# Anybody want a Shig refinish thread?



## EdipisReks (Aug 13, 2013)

I have been sent a 240 kasumi Shig, which needs some help. Would anybody like to see the progression? I can't really work on it until the cortisone shot I got Monday starts taking affect in my thumb, but maybe a week from now? I'd go through thinning to re-finishing. I will only mention the owner if they are okay with it (the owner is not responsible for all the wear on it, for sure).


----------



## CPD (Aug 13, 2013)

Think that would be useful. Just my opinion but I'd appreciate and learn from seeing.


----------



## KimBronnum (Aug 13, 2013)

That could be interesting to follow. Please post


----------



## brainsausage (Aug 13, 2013)

Yes.


----------



## labor of love (Aug 13, 2013)

CPD said:


> Think that would be useful. Just my opinion but I'd appreciate and learn from seeing.

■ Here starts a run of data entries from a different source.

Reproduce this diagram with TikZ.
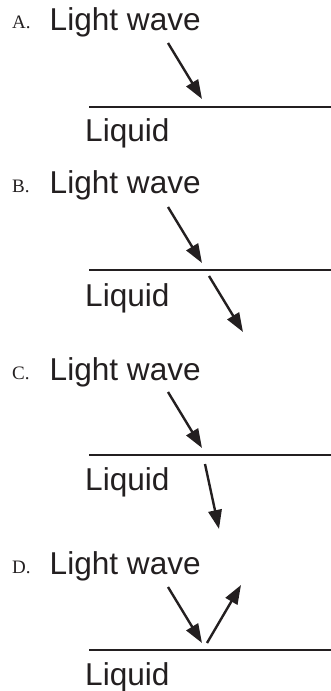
\documentclass[tikz,border=0pt]{standalone}
\usepackage{fontspec}
\setmainfont{Liberation Sans}
\newfontfamily\letterfont{Liberation Serif}
\usetikzlibrary{arrows.meta}
\definecolor{ink}{HTML}{231F20}
\tikzset{
  lbl/.style={anchor=base west, inner sep=0pt, text=ink, font=\fontsize{31.6}{31.6}\selectfont},
  optlbl/.style={anchor=base west, inner sep=0pt, text=ink, font=\letterfont\fontsize{19}{19}\selectfont},
  surface/.style={draw=ink, line width=2.8pt},
  ray/.style={draw=ink, line width=2.4pt, -{Triangle[length=19pt,width=13.5pt]}}
}
\begin{document}
\begin{tikzpicture}[x=1pt,y=-1pt]
\useasboundingbox (0,0) rectangle (331,691);
% Panel A
\node[optlbl] (la) at (12,28.5) {A.};
\node[lbl] (wa) at (49.5,30) {Light wave};
\coordinate (sa1) at (89,107); \coordinate (sa2) at (331,107);
\draw[surface] (sa1) -- (sa2);
\node[lbl] (qa) at (85,141.5) {Liquid};
\coordinate (ia1) at (168,43); \coordinate (ia2) at (202,99);
\draw[ray] (ia1) -- (ia2);
% Panel B
\node[optlbl] (lb) at (12,192) {B.};
\node[lbl] (wb) at (49.5,193.5) {Light wave};
\coordinate (sb1) at (89,270); \coordinate (sb2) at (331,270);
\draw[surface] (sb1) -- (sb2);
\node[lbl] (qb) at (85,306) {Liquid};
\coordinate (ib1) at (168,207); \coordinate (ib2) at (202,263);
\draw[ray] (ib1) -- (ib2);
\coordinate (rb1) at (209,276); \coordinate (rb2) at (243,332);
\draw[ray] (rb1) -- (rb2);
% Panel C
\node[optlbl] (lc) at (12,379) {C.};
\node[lbl] (wc) at (49.5,380) {Light wave};
\coordinate (sc1) at (89,455); \coordinate (sc2) at (331,455);
\draw[surface] (sc1) -- (sc2);
\node[lbl] (qc) at (85,490.5) {Liquid};
\coordinate (ic1) at (168,392); \coordinate (ic2) at (202,448);
\draw[ray] (ic1) -- (ic2);
\coordinate (rc1) at (205,464); \coordinate (rc2) at (219,529);
\draw[ray] (rc1) -- (rc2);
% Panel D
\node[optlbl] (ld) at (12,573) {D.};
\node[lbl] (wd) at (49.5,574) {Light wave};
\coordinate (sd1) at (89,650); \coordinate (sd2) at (331,650);
\draw[surface] (sd1) -- (sd2);
\node[lbl] (qd) at (85,685) {Liquid};
\coordinate (id1) at (168,587); \coordinate (id2) at (202,643);
\draw[ray] (id1) -- (id2);
\coordinate (rd1) at (207,643); \coordinate (rd2) at (241,585);
\draw[ray] (rd1) -- (rd2);
\end{tikzpicture}
\end{document}
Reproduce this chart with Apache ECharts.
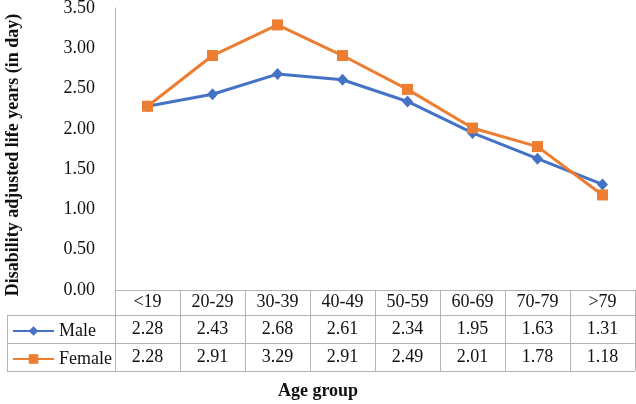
<!DOCTYPE html>
<html><head><meta charset="utf-8">
<script src="https://cdn.jsdelivr.net/npm/echarts@6/dist/echarts.min.js"></script>
<style>html,body{margin:0;padding:0;background:#fff}#c{width:636px;height:404px}</style>
</head><body><div id="c"></div>
<script>
const categories = ['<19','20-29','30-39','40-49','50-59','60-69','70-79','>79'];
const male = [2.28, 2.43, 2.68, 2.61, 2.34, 1.95, 1.63, 1.31];
const female = [2.28, 2.91, 3.29, 2.91, 2.49, 2.01, 1.78, 1.18];
const seriesNames = ['Male', 'Female'];
const yTitle = 'Disability adjusted life years (in day)';
const xTitle = 'Age group';
const yMin = 0, yMax = 3.5, yStep = 0.5;

const FONT = "'Liberation Serif','Times New Roman',serif";
const TXT = '#111';
const GRID_C = '#b4b4b4';
const L = 115, R = 635, T = 8, B = 290;
const ROW1 = 315, ROW2 = 343, ROW3 = 371, TL = 7;

const chart = echarts.init(document.getElementById('c'), null, {renderer: 'canvas'});
const lbl = (m) => ({interval: 0, margin: m, verticalAlign: 'middle', fontSize: 18, fontFamily: FONT, color: TXT});
chart.setOption({
  animation: false,
  backgroundColor: '#fff',
  title: {
    text: xTitle, left: 'center', top: 382, padding: 0,
    textStyle: {fontFamily: FONT, fontSize: 18, fontWeight: 'bold', color: TXT}
  },
  grid: {left: L, right: 636 - R, top: T, bottom: 404 - B, containLabel: false, outerBoundsMode: 'none'},
  legend: {
    data: seriesNames, orient: 'vertical', left: 7, top: ROW1 + 2, itemWidth: 41, itemHeight: 12, itemGap: 10,
    textStyle: {fontFamily: FONT, fontSize: 18, lineHeight: 18, color: TXT}
  },
  xAxis: [
    {type: 'category', data: categories, position: 'bottom', boundaryGap: true,
     axisLine: {show: true, lineStyle: {color: GRID_C, width: 1}},
     axisTick: {show: true, interval: 0, length: ROW3 - B, lineStyle: {color: GRID_C, width: 1}},
     axisLabel: lbl((ROW1 - B) / 2)},
    {type: 'category', data: male.map(v => v.toFixed(2)), position: 'bottom', boundaryGap: true,
     axisLine: {show: false}, axisTick: {show: false}, axisLabel: lbl((ROW1 + ROW2) / 2 - B)},
    {type: 'category', data: female.map(v => v.toFixed(2)), position: 'bottom', boundaryGap: true,
     axisLine: {show: false}, axisTick: {show: false}, axisLabel: lbl((ROW2 + ROW3) / 2 - B)}
  ],
  yAxis: {
    type: 'value', min: yMin, max: yMax, interval: yStep,
    axisLine: {show: true, lineStyle: {color: GRID_C, width: 1}},
    axisTick: {show: false}, splitLine: {show: false},
    axisLabel: {margin: 20, fontSize: 18, fontFamily: FONT, color: TXT, formatter: v => v.toFixed(2)}
  },
  series: [
    {name: seriesNames[0], type: 'line', data: male, color: '#4472C4',
     lineStyle: {width: 3, color: '#4472C4'}, symbol: 'diamond', symbolSize: [11, 12], itemStyle: {color: '#4472C4'}, z: 2},
    {name: seriesNames[1], type: 'line', data: female, color: '#ED7D31',
     lineStyle: {width: 3, color: '#ED7D31'}, symbol: 'rect', symbolSize: 11, itemStyle: {color: '#ED7D31'}, z: 3}
  ],
  graphic: [
    {type: 'text', x: 13, y: 155, rotation: Math.PI / 2,
     style: {text: yTitle, align: 'center', verticalAlign: 'middle', fontFamily: FONT, fontSize: 18, fontWeight: 'bold', fill: TXT}},
    {type: 'line', shape: {x1: TL, y1: ROW1 + 0.5, x2: R, y2: ROW1 + 0.5}, style: {stroke: GRID_C, lineWidth: 1}},
    {type: 'line', shape: {x1: TL, y1: ROW2 + 0.5, x2: R, y2: ROW2 + 0.5}, style: {stroke: GRID_C, lineWidth: 1}},
    {type: 'line', shape: {x1: TL, y1: ROW3 + 0.5, x2: R, y2: ROW3 + 0.5}, style: {stroke: GRID_C, lineWidth: 1}},
    {type: 'line', shape: {x1: TL + 0.5, y1: ROW1, x2: TL + 0.5, y2: ROW3}, style: {stroke: GRID_C, lineWidth: 1}}
  ]
});
</script></body></html>
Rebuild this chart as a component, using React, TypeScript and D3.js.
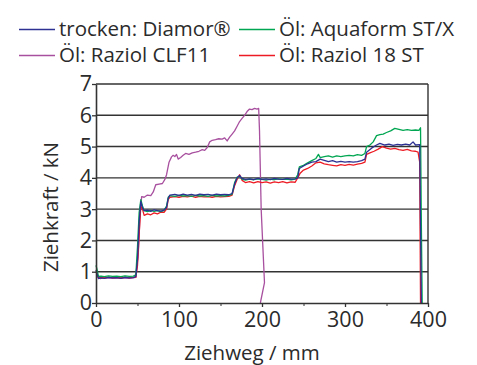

+1. i would like to see the steps.


----------



## Johnny.B.Good (Aug 13, 2013)

Yes!


----------



## Mucho Bocho (Aug 13, 2013)

Absolutely ER


----------



## mpukas (Aug 13, 2013)

Yes!


----------



## tk59 (Aug 13, 2013)

Sounds good to me. Pics are always good.


----------



## don (Aug 13, 2013)

Absolutely.


----------



## EdipisReks (Aug 13, 2013)

Will do then, as soon as I'm able. I'll update my Heiji spa day thread, as well, which lagged when my thumb got bad.


----------



## Mingooch (Aug 14, 2013)

would love to.


----------



## Crothcipt (Aug 15, 2013)

Wow can't wait.


----------



## Bill13 (Aug 15, 2013)

I look forward to this as well.


----------